Il y a un certain nombre de régimes militaires aujourd’hui autour du Bénin. Est-ce que l’action de dimanche dernier a pu être inspirée par ce qui s’était passé dans ces pays sahéliens et en Guinée ces dernières années ?

Oui, c’est fort possible. Vous savez, il y a des brebis galeuses partout. Donc, moi, je peux classer ce qu’il y a eu dimanche dernier dans un cas d’éléments en perte de vitesse, des gens qui se sont égarés.

Peut-être soit ils regardent trop les films, soit ils voient autour d’eux ce qui se fait et penser qu’ils peuvent le faire également chez eux. Mais je crois qu’ils ont appris à leurs dépens que tout ne se copie pas. Le Bénin est Bénin.

Dans leurs revendications le dimanche dernier, les mutins affirmaient que l’armée était mal organisée face au péril djihadiste dans le nord de votre pays et que les familles des soldats tombés au front n’étaient pas assez accompagnées et considérées. Qu’est-ce que vous répondez ?
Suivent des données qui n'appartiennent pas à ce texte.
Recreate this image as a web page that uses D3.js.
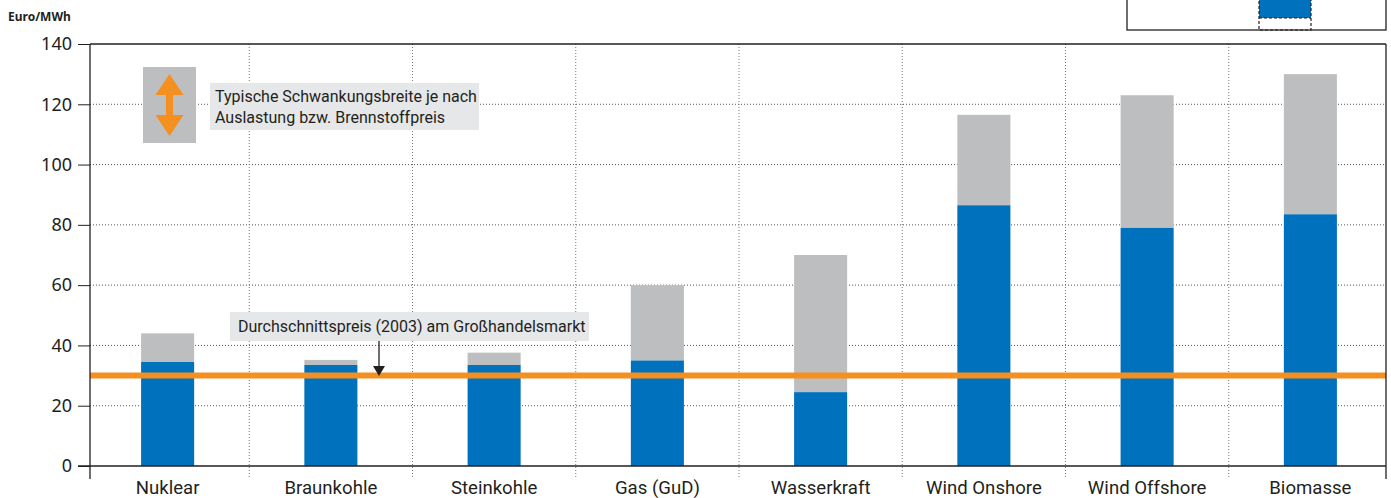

Qui veut noyer son chien l’accuse de rage. Aujourd’hui, l’armée béninoise est mieux équipée, beaucoup mieux équipée qu’elle était il y a une dizaine d’années. La preuve, la dizaine d’engins blindés que les assaillants ont utilisés pour venir attaquer la garde républicaine, ces engins ont été acquis pendant ces dernières années. Donc, nous ne possédions pas d’équipement aussi moderne par le passé.

Aujourd’hui, nous avons des camps militaires bien construits. Vous pouvez venir au Bénin pour le constater. Ce que nous avons aujourd’hui, nous pouvons nous enorgueillir.

Des textes ont été pris récemment pour la prise en charge aussi bien des blessés pendant les opérations que les familles des victimes de l’opération Mirador. Et ces textes sont déjà appliqués. Ça fait au moins deux, trois ans que c’est appliqué. Donc ça, c’est des justifications fallacieuses pour pouvoir justifier leurs actes.

Le fait que trois jours après le colonel, le chef des mutins soit toujours en fuite et soit introuvable, ça ne vous inquiète pas ? Non, pas du tout, nous ne sommes pas du tout inquiets. Nous sommes aguerris. Si demain, il devait le répéter, nous en ferons face également.